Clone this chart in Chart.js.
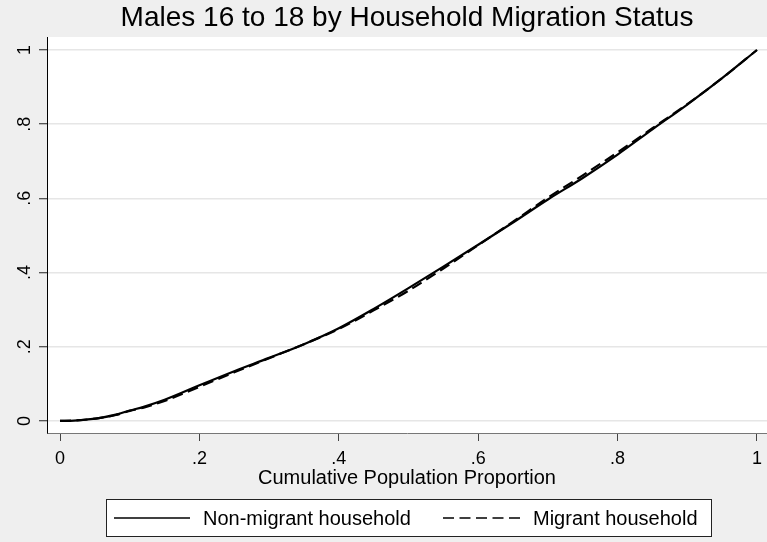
<!DOCTYPE html>
<html>
<head>
<meta charset="utf-8">
<title>Males 16 to 18 by Household Migration Status</title>
<script src="https://cdn.jsdelivr.net/npm/chart.js@4/dist/chart.umd.min.js"></script>
<style>
  html, body { margin: 0; padding: 0; background: #efefef; }
  #wrap { width: 767px; height: 542px; }
</style>
</head>
<body>
<div id="wrap"><canvas id="lorenz" width="767" height="542"></canvas></div>
<script>
// Cumulative population proportion (x) and cumulative share (y) for each group
const popShare = [0, 0.02, 0.04, 0.06, 0.08, 0.10, 0.12, 0.15, 0.20, 0.25, 0.30, 0.35, 0.40,
                  0.45, 0.50, 0.55, 0.60, 0.65, 0.70, 0.75, 0.80, 0.85, 0.90, 0.95, 1.00];
const nonMigrantShare = [0, 0.001, 0.004, 0.009, 0.017, 0.028, 0.038, 0.057, 0.096, 0.134, 0.170, 0.207, 0.250,
                         0.302, 0.358, 0.416, 0.475, 0.535, 0.597, 0.655, 0.718, 0.786, 0.853, 0.924, 1.000];
const migrantShare = [0, 0.001, 0.004, 0.009, 0.016, 0.027, 0.036, 0.054, 0.092, 0.131, 0.169, 0.207, 0.248,
                      0.298, 0.351, 0.411, 0.474, 0.537, 0.602, 0.662, 0.724, 0.789, 0.854, 0.924, 1.000];

const seriesNames = ['Non-migrant household', 'Migrant household'];
const tickValues = [0, 0.2, 0.4, 0.6, 0.8, 1];
const tickLabels = ['0', '.2', '.4', '.6', '.8', '1'];

const FONT = '"Liberation Sans", Arial, Helvetica, sans-serif';
const DASH = [11, 5.5];

const toPoints = (xs, ys) => xs.map((x, i) => ({ x: x, y: ys[i] }));
const labelFor = v => {
  const i = tickValues.findIndex(t => Math.abs(t - v) < 1e-9);
  return i >= 0 ? tickLabels[i] : '';
};

// Grey graph region, white plot region
const regionFill = {
  id: 'regionFill',
  beforeDraw(chart) {
    const { ctx, chartArea: a } = chart;
    ctx.save();
    ctx.fillStyle = '#efefef';
    ctx.fillRect(0, 0, chart.width, chart.height);
    ctx.fillStyle = '#ffffff';
    ctx.fillRect(a.left, a.top, a.right - a.left, a.bottom - a.top);
    ctx.restore();
  }
};

// Vertical axis labels, turned to read bottom-to-top
const rotatedYLabels = {
  id: 'rotatedYLabels',
  afterDraw(chart) {
    const { ctx } = chart;
    const ys = chart.scales.y;
    ctx.save();
    ctx.fillStyle = '#000';
    ctx.font = '18px ' + FONT;
    ctx.textAlign = 'center';
    ctx.textBaseline = 'middle';
    tickValues.forEach((v, i) => {
      ctx.save();
      ctx.translate(25, ys.getPixelForValue(v));
      ctx.rotate(-Math.PI / 2);
      ctx.fillText(tickLabels[i], 0, 0);
      ctx.restore();
    });
    ctx.restore();
  }
};

// Boxed legend below the axis title
const boxedLegend = {
  id: 'boxedLegend',
  afterDraw(chart) {
    const { ctx } = chart;
    const box = { x: 106, y: 499, w: 606, h: 38 };
    const midY = box.y + box.h / 2;
    ctx.save();
    ctx.fillStyle = '#ffffff';
    ctx.fillRect(box.x, box.y, box.w, box.h);
    ctx.strokeStyle = '#222';
    ctx.lineWidth = 1;
    ctx.strokeRect(box.x + 0.5, box.y + 0.5, box.w - 1, box.h - 1);

    const items = [
      { x0: 114, x1: 190, tx: 203 },
      { x0: 443, x1: 520, tx: 533 }
    ];
    chart.data.datasets.forEach((ds, i) => {
      const it = items[i];
      ctx.beginPath();
      ctx.setLineDash(ds.borderDash || []);
      ctx.strokeStyle = ds.borderColor;
      ctx.lineWidth = 1.6;
      ctx.moveTo(it.x0, midY);
      ctx.lineTo(it.x1, midY);
      ctx.stroke();
      ctx.setLineDash([]);
      ctx.fillStyle = '#000';
      ctx.font = '20px ' + FONT;
      ctx.textAlign = 'left';
      ctx.textBaseline = 'middle';
      ctx.fillText(ds.label, it.tx, midY + 1);
    });
    ctx.restore();
  }
};

new Chart(document.getElementById('lorenz'), {
  type: 'scatter',
  data: {
    datasets: [
      {
        label: seriesNames[0],
        data: toPoints(popShare, nonMigrantShare),
        showLine: true,
        borderColor: '#000000',
        borderWidth: 2.2,
        pointRadius: 0,
        cubicInterpolationMode: 'monotone'
      },
      {
        label: seriesNames[1],
        data: toPoints(popShare, migrantShare),
        showLine: true,
        borderColor: '#000000',
        borderWidth: 2.2,
        borderDash: DASH,
        pointRadius: 0,
        cubicInterpolationMode: 'monotone'
      }
    ]
  },
  options: {
    responsive: false,
    animation: false,
    devicePixelRatio: 1,
    layout: { padding: 0 },
    plugins: {
      legend: { display: false },
      tooltip: { enabled: false },
      title: {
        display: true,
        text: 'Males 16 to 18 by Household Migration Status',
        fullSize: false,
        color: '#000',
        font: { family: FONT, size: 28, weight: 'normal', lineHeight: 1.2 },
        padding: { top: 1.7, bottom: 1.7 }
      }
    },
    scales: {
      x: {
        type: 'linear',
        min: -0.0187,
        max: 1.0144,
        afterBuildTicks(scale) { scale.ticks = tickValues.map(v => ({ value: v })); },
        afterFit(scale) {
          scale.height = 109;
          scale.paddingLeft = 0;
          scale.paddingRight = 0;
        },
        ticks: {
          color: '#000',
          font: { family: FONT, size: 18 },
          padding: 7,
          maxRotation: 0,
          autoSkip: false,
          callback: v => labelFor(v)
        },
        grid: {
          drawOnChartArea: false,
          drawTicks: true,
          tickLength: 8,
          tickColor: '#444',
          tickWidth: 1
        },
        border: { display: true, color: '#777', width: 1 },
        title: {
          display: true,
          text: 'Cumulative Population Proportion',
          color: '#000',
          font: { family: FONT, size: 20, lineHeight: 1.2 },
          padding: { top: 0, bottom: 52 }
        }
      },
      y: {
        type: 'linear',
        min: -0.0325,
        max: 1.035,
        afterBuildTicks(scale) { scale.ticks = tickValues.map(v => ({ value: v })); },
        afterFit(scale) {
          scale.width = 47;
          scale.paddingTop = 0;
          scale.paddingBottom = 0;
        },
        ticks: { display: false },
        grid: {
          color: '#e6e6e6',
          lineWidth: 1.5,
          drawTicks: true,
          tickLength: 8,
          tickColor: '#222',
          tickWidth: 1
        },
        border: { display: true, color: '#000', width: 1 }
      }
    }
  },
  plugins: [regionFill, rotatedYLabels, boxedLegend]
});
</script>
</body>
</html>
________________________
**Work instructions:** Your task is to repeat the material above exactly, without its pictures.

**Correct output:**
Clone this chart in Chart.js.
<!DOCTYPE html>
<html>
<head>
<meta charset="utf-8">
<title>Males 16 to 18 by Household Migration Status</title>
<script src="https://cdn.jsdelivr.net/npm/chart.js@4/dist/chart.umd.min.js"></script>
<style>
  html, body { margin: 0; padding: 0; background: #efefef; }
  #wrap { width: 767px; height: 542px; }
</style>
</head>
<body>
<div id="wrap"><canvas id="lorenz" width="767" height="542"></canvas></div>
<script>
// Cumulative population proportion (x) and cumulative share (y) for each group
const popShare = [0, 0.02, 0.04, 0.06, 0.08, 0.10, 0.12, 0.15, 0.20, 0.25, 0.30, 0.35, 0.40,
                  0.45, 0.50, 0.55, 0.60, 0.65, 0.70, 0.75, 0.80, 0.85, 0.90, 0.95, 1.00];
const nonMigrantShare = [0, 0.001, 0.004, 0.009, 0.017, 0.028, 0.038, 0.057, 0.096, 0.134, 0.170, 0.207, 0.250,
                         0.302, 0.358, 0.416, 0.475, 0.535, 0.597, 0.655, 0.718, 0.786, 0.853, 0.924, 1.000];
const migrantShare = [0, 0.001, 0.004, 0.009, 0.016, 0.027, 0.036, 0.054, 0.092, 0.131, 0.169, 0.207, 0.248,
                      0.298, 0.351, 0.411, 0.474, 0.537, 0.602, 0.662, 0.724, 0.789, 0.854, 0.924, 1.000];

const seriesNames = ['Non-migrant household', 'Migrant household'];
const tickValues = [0, 0.2, 0.4, 0.6, 0.8, 1];
const tickLabels = ['0', '.2', '.4', '.6', '.8', '1'];

const FONT = '"Liberation Sans", Arial, Helvetica, sans-serif';
const DASH = [11, 5.5];

const toPoints = (xs, ys) => xs.map((x, i) => ({ x: x, y: ys[i] }));
const labelFor = v => {
  const i = tickValues.findIndex(t => Math.abs(t - v) < 1e-9);
  return i >= 0 ? tickLabels[i] : '';
};

// Grey graph region, white plot region
const regionFill = {
  id: 'regionFill',
  beforeDraw(chart) {
    const { ctx, chartArea: a } = chart;
    ctx.save();
    ctx.fillStyle = '#efefef';
    ctx.fillRect(0, 0, chart.width, chart.height);
    ctx.fillStyle = '#ffffff';
    ctx.fillRect(a.left, a.top, a.right - a.left, a.bottom - a.top);
    ctx.restore();
  }
};

// Vertical axis labels, turned to read bottom-to-top
const rotatedYLabels = {
  id: 'rotatedYLabels',
  afterDraw(chart) {
    const { ctx } = chart;
    const ys = chart.scales.y;
    ctx.save();
    ctx.fillStyle = '#000';
    ctx.font = '18px ' + FONT;
    ctx.textAlign = 'center';
    ctx.textBaseline = 'middle';
    tickValues.forEach((v, i) => {
      ctx.save();
      ctx.translate(25, ys.getPixelForValue(v));
      ctx.rotate(-Math.PI / 2);
      ctx.fillText(tickLabels[i], 0, 0);
      ctx.restore();
    });
    ctx.restore();
  }
};

// Boxed legend below the axis title
const boxedLegend = {
  id: 'boxedLegend',
  afterDraw(chart) {
    const { ctx } = chart;
    const box = { x: 106, y: 499, w: 606, h: 38 };
    const midY = box.y + box.h / 2;
    ctx.save();
    ctx.fillStyle = '#ffffff';
    ctx.fillRect(box.x, box.y, box.w, box.h);
    ctx.strokeStyle = '#222';
    ctx.lineWidth = 1;
    ctx.strokeRect(box.x + 0.5, box.y + 0.5, box.w - 1, box.h - 1);

    const items = [
      { x0: 114, x1: 190, tx: 203 },
      { x0: 443, x1: 520, tx: 533 }
    ];
    chart.data.datasets.forEach((ds, i) => {
      const it = items[i];
      ctx.beginPath();
      ctx.setLineDash(ds.borderDash || []);
      ctx.strokeStyle = ds.borderColor;
      ctx.lineWidth = 1.6;
      ctx.moveTo(it.x0, midY);
      ctx.lineTo(it.x1, midY);
      ctx.stroke();
      ctx.setLineDash([]);
      ctx.fillStyle = '#000';
      ctx.font = '20px ' + FONT;
      ctx.textAlign = 'left';
      ctx.textBaseline = 'middle';
      ctx.fillText(ds.label, it.tx, midY + 1);
    });
    ctx.restore();
  }
};

new Chart(document.getElementById('lorenz'), {
  type: 'scatter',
  data: {
    datasets: [
      {
        label: seriesNames[0],
        data: toPoints(popShare, nonMigrantShare),
        showLine: true,
        borderColor: '#000000',
        borderWidth: 2.2,
        pointRadius: 0,
        cubicInterpolationMode: 'monotone'
      },
      {
        label: seriesNames[1],
        data: toPoints(popShare, migrantShare),
        showLine: true,
        borderColor: '#000000',
        borderWidth: 2.2,
        borderDash: DASH,
        pointRadius: 0,
        cubicInterpolationMode: 'monotone'
      }
    ]
  },
  options: {
    responsive: false,
    animation: false,
    devicePixelRatio: 1,
    layout: { padding: 0 },
    plugins: {
      legend: { display: false },
      tooltip: { enabled: false },
      title: {
        display: true,
        text: 'Males 16 to 18 by Household Migration Status',
        fullSize: false,
        color: '#000',
        font: { family: FONT, size: 28, weight: 'normal', lineHeight: 1.2 },
        padding: { top: 1.7, bottom: 1.7 }
      }
    },
    scales: {
      x: {
        type: 'linear',
        min: -0.0187,
        max: 1.0144,
        afterBuildTicks(scale) { scale.ticks = tickValues.map(v => ({ value: v })); },
        afterFit(scale) {
          scale.height = 109;
          scale.paddingLeft = 0;
          scale.paddingRight = 0;
        },
        ticks: {
          color: '#000',
          font: { family: FONT, size: 18 },
          padding: 7,
          maxRotation: 0,
          autoSkip: false,
          callback: v => labelFor(v)
        },
        grid: {
          drawOnChartArea: false,
          drawTicks: true,
          tickLength: 8,
          tickColor: '#444',
          tickWidth: 1
        },
        border: { display: true, color: '#777', width: 1 },
        title: {
          display: true,
          text: 'Cumulative Population Proportion',
          color: '#000',
          font: { family: FONT, size: 20, lineHeight: 1.2 },
          padding: { top: 0, bottom: 52 }
        }
      },
      y: {
        type: 'linear',
        min: -0.0325,
        max: 1.035,
        afterBuildTicks(scale) { scale.ticks = tickValues.map(v => ({ value: v })); },
        afterFit(scale) {
          scale.width = 47;
          scale.paddingTop = 0;
          scale.paddingBottom = 0;
        },
        ticks: { display: false },
        grid: {
          color: '#e6e6e6',
          lineWidth: 1.5,
          drawTicks: true,
          tickLength: 8,
          tickColor: '#222',
          tickWidth: 1
        },
        border: { display: true, color: '#000', width: 1 }
      }
    }
  },
  plugins: [regionFill, rotatedYLabels, boxedLegend]
});
</script>
</body>
</html>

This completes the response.